Takeaways From the Automatic Query Pattern Generation Patent
Working through this patent, I was reminded of keyword research that I have done in the past finding query patterns and templates and adding query annotators to them using a concatenation fuction in Excel.
Often when writing about intent in queries, we see people mention navigational, informational, and transactional queries. One of the last times I wrote about intent in queries was in the post How Google May Identify Navigational Queries and Resources. This patent that looks at query patterns to better understand the intent behind a query can provide more precise information regarding the intent of a search than just whether a search is informational, navigational or transactional.

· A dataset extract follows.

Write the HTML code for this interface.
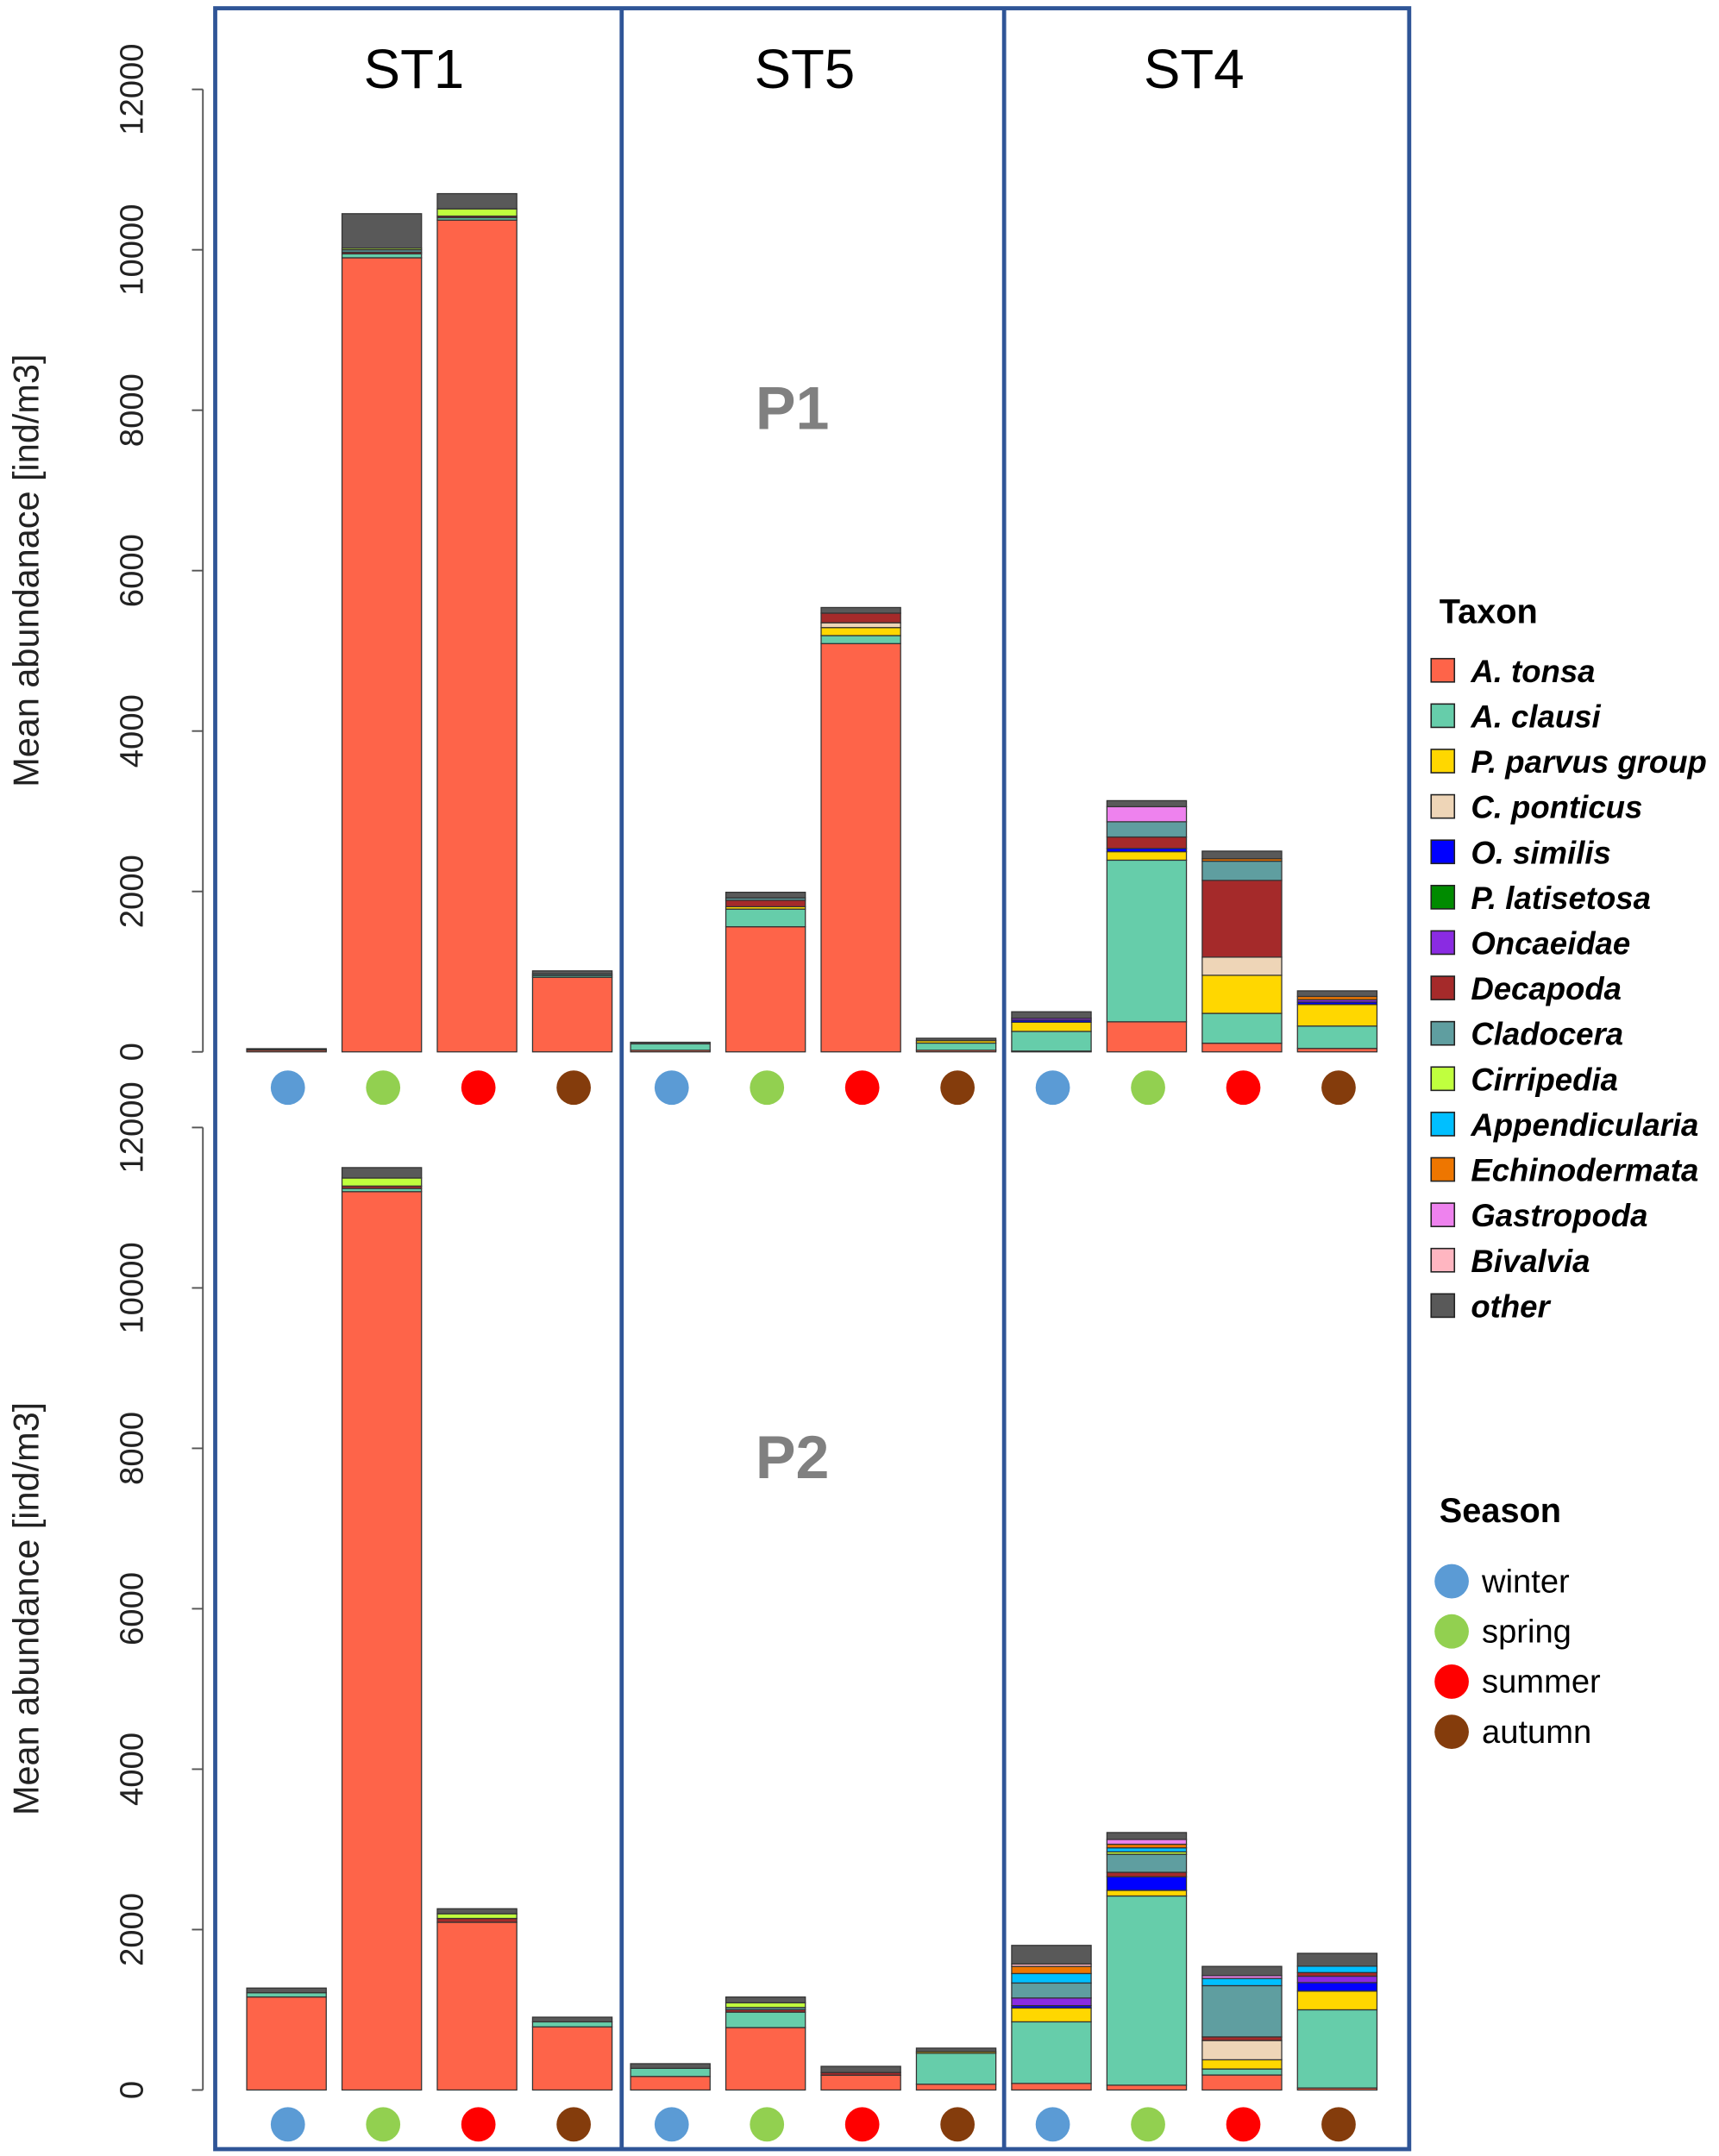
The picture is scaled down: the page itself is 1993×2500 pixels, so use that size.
<!DOCTYPE html>
<html><head><meta charset="utf-8"><style>
html,body{margin:0;padding:0;background:#fff}
svg{display:block}
text{font-family:"Liberation Sans",sans-serif}
</style></head><body>
<svg id="chart" xmlns="http://www.w3.org/2000/svg" width="1993" height="2500" viewBox="0 0 1254 1568" preserveAspectRatio="none">
<g id="frame">
<rect x="157" y="6" width="871" height="1557" fill="none" stroke="#2F5597" stroke-width="3"/>
<line x1="453.5" y1="6" x2="453.5" y2="1563" stroke="#2F5597" stroke-width="3"/>
<line x1="732.5" y1="6" x2="732.5" y2="1563" stroke="#2F5597" stroke-width="3"/>
</g>
<text x="302" y="64" font-size="40" text-anchor="middle">ST1</text>
<text x="587" y="64" font-size="40" text-anchor="middle">ST5</text>
<text x="871" y="64" font-size="40" text-anchor="middle">ST4</text>
<text x="578" y="312" font-size="44" font-weight="bold" fill="#808080" text-anchor="middle">P1</text>
<text x="578" y="1075" font-size="44" font-weight="bold" fill="#808080" text-anchor="middle">P2</text>
<text transform="translate(28,415) rotate(-90)" font-size="26" text-anchor="middle" fill="#222">Mean abundanace [ind/m3]</text>
<text transform="translate(28,1170) rotate(-90)" font-size="26" text-anchor="middle" fill="#222">Mean abundance [ind/m3]</text>
<g id="axes"></g>
<g id="bars"></g>
<g id="dots"></g>
<g id="legend">
<text x="1050" y="453" font-size="25" font-weight="bold">Taxon</text>
<text x="1050" y="1107" font-size="25" font-weight="bold">Season</text>
</g>
</svg>
<script>
const taxa = ["A. tonsa","A. clausi","P. parvus group","C. ponticus","O. similis","P. latisetosa","Oncaeidae","Decapoda","Cladocera","Cirripedia","Appendicularia","Echinodermata","Gastropoda","Bivalvia","other"];
const taxonColors = ["#FE6449","#66CDAA","#FFD700","#EED5B7","#0000FF","#008B00","#8A2BE2","#A52A2A","#5F9EA0","#C0FF3E","#00BFFF","#EE7600","#EE82EE","#FFB6C1","#595959"];
const seasons = ["winter","spring","summer","autumn"];
const seasonColors = ["#5B9BD5","#92D050","#FF0000","#843C0C"];
const stations = ["ST1","ST5","ST4"];
const yTicks = [0,2000,4000,6000,8000,10000,12000];
const p1ST1 = [
 [20,0,10,0,0,0,0,0,0,0,0,0,0,0,10],
 [9900,50,0,0,0,0,0,20,30,20,0,0,0,0,430],
 [10370,30,0,0,0,0,0,20,0,90,0,0,0,0,190],
 [930,20,0,0,0,0,0,0,20,0,0,0,0,0,40]];
const p1ST5 = [
 [20,80,0,0,0,0,0,0,0,0,0,0,0,0,20],
 [1560,220,30,0,0,0,0,80,30,0,0,0,0,0,70],
 [5090,100,100,60,0,0,0,120,0,0,0,0,0,0,70],
 [20,90,30,0,0,0,0,0,0,0,0,0,0,0,30]];
const p1ST4 = [
 [10,245,115,0,25,0,25,0,0,0,0,0,0,0,80],
 [375,2015,106,0,40,0,0,143,190,0,0,0,188,0,75],
 [108,372,475,226,0,0,0,957,240,0,0,30,0,0,95],
 [43,279,269,0,30,0,30,0,0,0,0,40,0,0,70]];
const p2ST1 = [
 [1160,53,0,0,0,0,0,0,0,0,0,0,0,0,58],
 [11200,40,0,0,0,0,0,30,0,100,0,0,0,0,130],
 [2091,0,0,0,0,0,0,48,0,58,0,0,0,0,63],
 [787,63,0,0,0,0,0,0,0,0,0,0,0,0,58]];
const p2ST5 = [
 [169,101,0,0,0,0,0,0,0,0,0,0,0,0,58],
 [778,193,0,0,0,0,0,30,28,58,0,0,0,0,72],
 [184,0,0,0,0,0,0,34,0,0,0,0,0,0,77],
 [72,386,20,0,0,0,0,0,0,0,0,0,0,0,44]];
const p2ST4 = [
 [82,768,172,0,30,0,95,0,187,0,118,89,0,30,232],
 [60,2359,70,0,170,0,0,55,225,30,50,45,60,0,86],
 [187,75,115,240,0,0,0,45,639,0,90,0,35,0,115],
 [25,975,233,0,106,0,80,45,0,0,80,0,0,0,160]];

const NS="http://www.w3.org/2000/svg";
const panels=[{base:765,top:65,data:[p1ST1,p1ST5,p1ST4],dotY:791,name:"p1"},{base:1520,top:820,data:[p2ST1,p2ST5,p2ST4],dotY:1545,name:"p2"}];
const stationX=[180,460,738], barStep=69.5, barW=58;
function yScale(p,v){return p.base-(v/12000)*(p.base-p.top);}
function mk(tag,attrs,parent){const e=document.createElementNS(NS,tag);for(const k in attrs)e.setAttribute(k,attrs[k]);parent.appendChild(e);return e;}
const axes=document.getElementById('axes'),bars=document.getElementById('bars'),dots=document.getElementById('dots'),legend=document.getElementById('legend');
panels.forEach(p=>{
  const ax=mk('line',{x1:148,x2:148,y1:yScale(p,0),y2:yScale(p,12000),stroke:'#555','stroke-width':1.2},axes);
  
  
  yTicks.forEach(t=>{
    const y=yScale(p,t);
    const tk=mk('line',{x1:140,x2:148,y1:y,y2:y,stroke:'#555','stroke-width':1.2},axes);
    
    
    const lb=mk('text',{transform:`translate(104,${y}) rotate(-90)`,'font-size':24,'text-anchor':'middle',fill:'#222'},axes);
    lb.textContent=t;
    
    
  });
  p.data.forEach((st,si)=>{
    st.forEach((vals,bi)=>{
      const x=stationX[si]+bi*barStep;
      let cum=0;
      vals.forEach((v,ti)=>{
        if(v<=0)return;
        const y1=yScale(p,cum+v),y0=yScale(p,cum);
        const r=mk('rect',{x:x,y:y1,width:barW,height:Math.max(0.5,y0-y1),fill:taxonColors[ti],stroke:'#333','stroke-width':0.8},bars);
        
        
        cum+=v;
      });
      const c=mk('circle',{cx:x+barW/2+1,cy:p.dotY,r:12.5,fill:seasonColors[bi]},dots);
      
      
    });
  });
});
taxa.forEach((t,i)=>{
  const y=488+i*33;
  const sq=mk('rect',{x:1044,y:y-9,width:17,height:17,fill:taxonColors[i],stroke:'#222','stroke-width':1},legend);
  
  
  const tx=mk('text',{x:1073,y:y+8,'font-size':23,'font-style':'italic','font-weight':'bold'},legend);
  tx.textContent=t;
  
  
});
seasons.forEach((s,i)=>{
  const y=1150+i*36.5;
  const c=mk('circle',{cx:1059,cy:y,r:12.5,fill:seasonColors[i]},legend);
  
  
  const tx=mk('text',{x:1081,y:y+8,'font-size':24},legend);
  tx.textContent=s;
  
  
});
</script>
</body></html>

in 2014 Google had the Biperpedia project running, which used query log information to build a search ontology, which included canonical queries – like you might want to collect information about if you decided to do things with query patterns and query templates. We’ve seen the entity machine IDs referred to in this patent for freebase numbers like might be found in Google’s knowledge graph. So sources like Biperpedia and the knowledge graph would be places where information about query templates might be gathered, to be used to respond to queries having different intents.
This Automatic Query Pattern Generation patent can be found at:
Automatic query pattern generation
Inventors: Tomer Shmiel, Dvir Keysar and Vered Cohen
Assignee: GOOGLE LLC
US Patent: 10,467,256
Granted: November 5, 2019
Filed: August 3, 2016
One general aspect is described that includes a computer implemented method for generating a pattern graph. The method may include accessing data pertaining to a corpus of web documents. The data may include a plurality of query-document pairs. The method may also include identifying at least one query pattern in the plurality of query-document pairs and the query pattern may be associated with a portion of web documents in the corpus. The method may also include identifying a plurality of sub-phrases in the at least one query pattern, determining, in the corpus of web documents, a plurality of other query patterns that include at least one of the plurality of sub-phrases, and assigning an classifier to the at least one query pattern and each of the plurality of other query patterns that include at least one of the sub-phrases.